Stephan Winkelmann, president of Bugatti, said: ‘After the incredible speed record of more than 300 miles per hour, which we were the first series manufacturer to achieve, we're now offering our customers the Super Sport 300+, a very special edition model and the fastest Bugatti ever.’
The model’s all-carbonfibre bodywork is longer than the standard Chiron’s, with an extended rear overhang and tail in a similar vein to that seen on the McLaren Speedtail. The hydraulically actuated rear wing maintains its position relevant to the rear axle, though, meaning the trailing edge of the bodywork is fixed, with a redesigned lower diffuser and vertically stacked exhaust outlets helping clean the airflow.

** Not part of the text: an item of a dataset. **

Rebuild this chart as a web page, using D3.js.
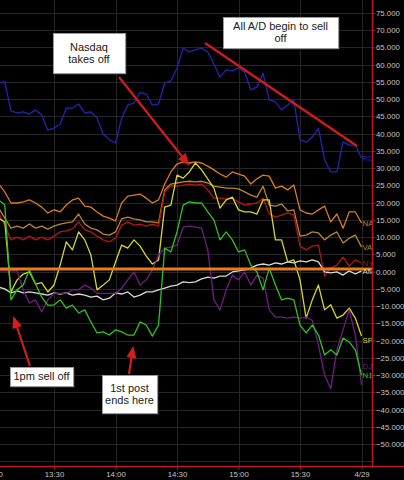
<!DOCTYPE html>
<html>
<head>
<meta charset="utf-8">
<title>A/D lines</title>
<style>
body { margin: 0; background: #000; }
svg { display: block; background: #000; }
.tick text, .slabel { font-family: 'Liberation Sans', Arial, sans-serif; font-size: 7.8px; }
.tick text { fill: #c4c4c4; }
.note text { font-family: 'Liberation Sans', Arial, sans-serif; font-size: 11px; fill: #1a1a1a; }
</style>
</head>
<body>
<svg width="404" height="480"></svg>
<script src="https://d3js.org/d3.v7.min.js"></script>
<script>
// minutes after 13:00
var times = [0,3,6,9,12,15,18,21,24,27,30,33,36,39,42,45,48,51,54,57,60,
  63,66,69,72,75,78,81,84,87,90,93,96,99,102,105,108,111,114,117,120,
  123,126,129,132,135,138,141,144,147,150,153,156,159,162,165,168,171,174,177,180];

var rdi = [54.7,54.7,55,46.6,46,46.3,45.7,46.9,45.4,41,41.6,42.8,47.4,47.4,48.6,46,46.3,44.5,39.9,38.2,37.3,
  44.5,48.3,48.9,52,51.5,48.3,48.6,54.7,55.3,59,64.8,63.7,64.3,64.8,63.7,60.2,56.4,58.5,58.2,59,
  57.9,52.7,53.5,57.5,49.8,49.2,46.9,48.3,49.8,38.2,37.6,39,41.6,32.4,28.9,28.9,37.6,36.7,36.7,32.9];
var na = [25.7,25.4,23.1,19.9,19.9,20.2,20.8,19.9,18.7,17,17.9,17.3,19.3,20.8,21.3,19,18.7,17.3,16.1,15.5,14.7,
  19.9,21.9,22.2,22.5,21.3,19.9,20.8,25.4,28.9,31.2,31.8,31.5,31.8,31.5,30.6,29.5,28.3,27.4,28.9,28.3,
  27.7,25.4,26.9,28,27.7,24.2,24.8,23.7,25.1,17.9,17,16.7,17.9,19,14.4,16.7,12.6,17.3,17.3,14.1];
var val = [19.3,18.4,15.5,12.6,13.2,12.6,13.8,12.6,13.2,12.3,13.2,13.8,14.1,14.4,16.7,13.8,12.6,12.1,10.9,10.6,11.5,
  15.3,15.8,15.3,15,14.4,14.4,14.1,23.7,25.4,25.7,26,26.2,26,26.2,25.7,24.8,24.5,24.2,24.2,24,
  23.1,22.2,21.6,24.8,19.3,19,19.6,17.6,17.9,10.3,10.6,11.5,11.2,9.2,10.6,11.5,8.3,9.7,10.6,7.1];
var ny = [17.8,17,13.5,9.2,10,9.2,10.3,9.2,10,9.2,10.3,11.5,11.8,12.4,14.4,12.1,11.5,10.3,9.2,8.6,9.7,
  13.5,14.4,13.5,13.8,13.2,13.8,13.2,23.1,24.8,24.8,25.1,25.4,25.1,25.4,23.7,21.3,21.3,21.1,21.3,20.2,
  19.3,19.6,19.9,21.3,16.7,15.8,16.4,17,16.4,7.4,6.3,7.4,7.7,-1.3,1,1.9,4.2,1.6,3.4,2.5];
var am = [-4.5,-4.5,-5,-6.2,-5.6,-6.2,-5.9,-6.2,-6.5,-6.8,-6.2,-6.5,-6.2,-6.8,-6.5,-6.8,-7.4,-7.1,-8.2,-7.7,-6.2,
  -6.5,-5.9,-7.4,-6.8,-5.9,-5.9,-5.3,-4.8,-4.2,-3.9,-3,-3.2,-3,-2.1,-1.6,-1.9,-1.3,-1.3,-0.1,0.2,
  0.5,1,1.9,2.2,1.9,2.5,2.2,2.8,2.5,3.1,2.8,3.4,2.8,-0.1,-0.4,-0.1,-1,0.2,-0.7,0.2];
var sp = [16.1,15.5,14.4,-5.9,-2.4,-0.7,-0.1,-3.6,-3.2,-5.9,-3.9,1.9,8.6,6.3,11.5,9.2,4.8,-5.3,-3.9,-2.4,2.8,
  7.7,6.8,9.2,7.4,4.5,2.2,3.4,18.7,19.3,28,27.1,28.9,31.5,29.5,26.9,24.2,18.4,20.8,21.6,17.9,
  17.3,17.3,16.7,20.8,20.8,9.2,9.2,2.8,3.4,-2.4,-13.5,-8.2,-3.9,-11.1,-9.6,-13.5,-12.6,-10.6,-13.5,-18.7];
var dj = [0.5,0.2,0.2,0.2,0.2,-5.3,-9.1,-8.2,-11.7,-8.2,-6.3,-6.3,-6.3,-5.3,-5.3,-3.9,-4.8,-6.3,-6.3,-6.3,-6.3,
  -4.8,-2.4,-0.1,-3.9,-2.4,0.5,4.8,6.8,7.1,7.7,12.9,13.2,12.9,12.6,6.3,-8.2,-11.1,-5.3,-1,-2.4,
  -0.1,-3.9,-1,-1.9,-11.1,-13.2,-13.2,-13.5,-13.2,-13.5,-13.2,-14.1,-21.3,-30,-34,-22.7,-16.9,-11.1,-18.4,-32.9];
var n1 = [17.8,20.8,19.3,-8.2,-5.3,-3.9,0.5,-3.6,-7.4,-9.7,-9.7,-8.2,-10.6,-9.7,-12,-11.1,-14.6,-17.8,-17.5,-18.4,-16.9,
  -17.5,-18.4,-18.4,-14.6,-15.5,-18.7,-15.5,6.8,5.7,11.5,19.3,20.2,19.9,19.9,17.3,15,9.2,11.5,9.2,5.7,
  6.3,1.9,-0.1,-5.3,1,-3.9,-8.2,-7.7,-8.2,-15.5,-17.8,-15.5,-18.4,-24.2,-22.7,-24.2,-19.3,-20.4,-22.7,-30];

var seriesNames = ["RDI", "NA", "VAL", "NY", "AM", "SP", "DJI", "N1"];
var seriesValues = [rdi, na, val, ny, am, sp, dj, n1];
var refLevel = 0.75;

var xTicks = [0, 30, 60, 90, 120, 150, 180];
var xTickLabels = ["13:00", "13:30", "14:00", "14:30", "15:00", "15:30", "4/29"];
var yTicks = [-50,-45,-40,-35,-30,-25,-20,-15,-10,-5,0,5,10,15,20,25,30,35,40,45,50,55,60,65,70,75];

var colors = {
  RDI: "#2424b4", NA: "#d97c22", VAL: "#b8862e", NY: "#b41616",
  AM: "#d8d8d8", SP: "#d6d631", DJI: "#731c86", N1: "#2ec41e"
};
var labelNudge = { DJI: -19, SP: 4 };

var svg = d3.select("svg"),
    axisX = 372.5,
    axisY = 466.5;

var x = d3.scaleLinear().domain([0, 180]).range([-7.5, 361.5]);
var y = d3.scaleLinear().domain([-50, 75]).range([444, 13]);

svg.append("defs").append("clipPath").attr("id", "plot")
  .append("rect").attr("x", 0).attr("y", 0).attr("width", axisX).attr("height", axisY);

// grid
var grid = svg.append("g").attr("clip-path", "url(#plot)");
grid.selectAll("line.h")
  .data(d3.range(-55, 81, 5))
  .enter().append("line")
    .attr("x1", 0).attr("x2", axisX)
    .attr("y1", function(d) { return Math.round(y(d)) + 0.5; })
    .attr("y2", function(d) { return Math.round(y(d)) + 0.5; })
    .attr("stroke", "#262626");
grid.selectAll("line.v")
  .data(xTicks)
  .enter().append("line")
    .attr("x1", function(d) { return Math.round(x(d)) + 0.5; })
    .attr("x2", function(d) { return Math.round(x(d)) + 0.5; })
    .attr("y1", 0).attr("y2", axisY)
    .attr("stroke", "#262626");

// series
var line = d3.line()
    .x(function(d, i) { return x(times[i]); })
    .y(function(d) { return y(d); });

var plot = svg.append("g").attr("clip-path", "url(#plot)");
plot.selectAll("path.s")
  .data(seriesNames)
  .enter().append("path")
    .attr("fill", "none")
    .attr("stroke", function(d) { return colors[d]; })
    .attr("stroke-width", 1.3)
    .attr("stroke-linejoin", "round")
    .attr("d", function(d, i) { return line(seriesValues[i]); });

plot.append("line")
    .attr("x1", 0).attr("x2", axisX)
    .attr("y1", y(refLevel)).attr("y2", y(refLevel))
    .attr("stroke", "#e47c22")
    .attr("stroke-width", 3);

plot.selectAll("text.slabel")
  .data(seriesNames)
  .enter().append("text")
    .attr("class", "slabel")
    .attr("x", x(180) + 1)
    .attr("y", function(d, i) { return y(seriesValues[i][seriesValues[i].length - 1]) + (labelNudge[d] || 0); })
    .attr("dy", "0.35em")
    .attr("fill", function(d) { return colors[d]; })
    .text(function(d) { return d; });

// axes
var yAxis = svg.append("g")
    .attr("transform", "translate(" + axisX + ",0)")
    .call(d3.axisRight(y).tickValues(yTicks).tickFormat(d3.format(".3f")).tickSize(3).tickPadding(0.5).tickSizeOuter(0));
yAxis.select(".domain").remove();
yAxis.selectAll(".tick line").attr("stroke", "#c01818");

var xAxis = svg.append("g")
    .attr("transform", "translate(0," + axisY + ")")
    .call(d3.axisBottom(x).tickValues(xTicks)
      .tickFormat(function(d, i) { return xTickLabels[i]; })
      .tickSize(3).tickPadding(2).tickSizeOuter(0));
xAxis.select(".domain").remove();
xAxis.selectAll(".tick line").attr("stroke", "#c01818");

svg.append("line")
    .attr("x1", axisX).attr("x2", axisX).attr("y1", 0).attr("y2", axisY)
    .attr("stroke", "#c01818").attr("stroke-width", 1.5);
svg.append("line")
    .attr("x1", 0).attr("x2", 404).attr("y1", axisY).attr("y2", axisY)
    .attr("stroke", "#c01818").attr("stroke-width", 1.5);

// annotations
function arrow(x1, y1, x2, y2, head) {
  svg.append("line")
      .attr("x1", x1).attr("y1", y1).attr("x2", x2).attr("y2", y2)
      .attr("stroke", "#d41c1c").attr("stroke-width", 2.2);
  if (!head) return;
  var a = Math.atan2(y2 - y1, x2 - x1), L = 10, W = 5;
  var bx = x2 - L * Math.cos(a), by = y2 - L * Math.sin(a);
  svg.append("polygon")
      .attr("points", [
        [x2 + 2 * Math.cos(a), y2 + 2 * Math.sin(a)],
        [bx + W * Math.sin(a), by - W * Math.cos(a)],
        [bx - W * Math.sin(a), by + W * Math.cos(a)]
      ].map(function(p) { return p.join(","); }).join(" "))
      .attr("fill", "#d41c1c");
}

function note(x0, y0, w, h, lines, cy) {
  var g = svg.append("g").attr("class", "note");
  g.append("rect")
      .attr("x", x0 + 1.5).attr("y", y0 + 1.5).attr("width", w).attr("height", h)
      .attr("fill", "#3a3a3a");
  g.append("rect")
      .attr("x", x0 + 0.5).attr("y", y0 + 0.5).attr("width", w).attr("height", h)
      .attr("fill", "#fff").attr("stroke", "#9a9a9a");
  g.selectAll("text").data(lines).enter().append("text")
      .attr("x", x0 + w / 2)
      .attr("y", function(d, i) { return cy + i * 12.5; })
      .attr("dy", "0.35em")
      .attr("text-anchor", "middle")
      .text(function(d) { return d; });
}

arrow(119, 77, 188, 164, true);
arrow(205, 43, 357, 146, false);
arrow(30, 366, 14, 318, true);
arrow(129, 374, 133, 348, true);

note(53, 33, 72, 40, ["Nasdaq", "takes off"], 47);
note(223, 17, 115, 31, ["All A/D begin to sell", "off"], 26);
note(10, 367, 63, 19, ["1pm sell off"], 376.5);
note(102, 375, 55, 38, ["1st post", "ends here"], 388);
</script>
</body>
</html>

The nose is also new, and features a deeper splitter, a wider grille and more heavily raked headlight openings. There are also nine small portholes drilled into each of the front wings, likely reducing air pressure in the wheelarches to keep the front axle on the ground.
This specific Chiron also features a variation on the Veyron Super Sport’s carbonfibre and orange livery, alluding to the fact that this car is a record-breaker. Though it wasn’t a road-legal, production model that broke the 300mph barrier, leaving that accolade up for grabs, the Chiron looks to have finally made full use of its quite spectacular capability.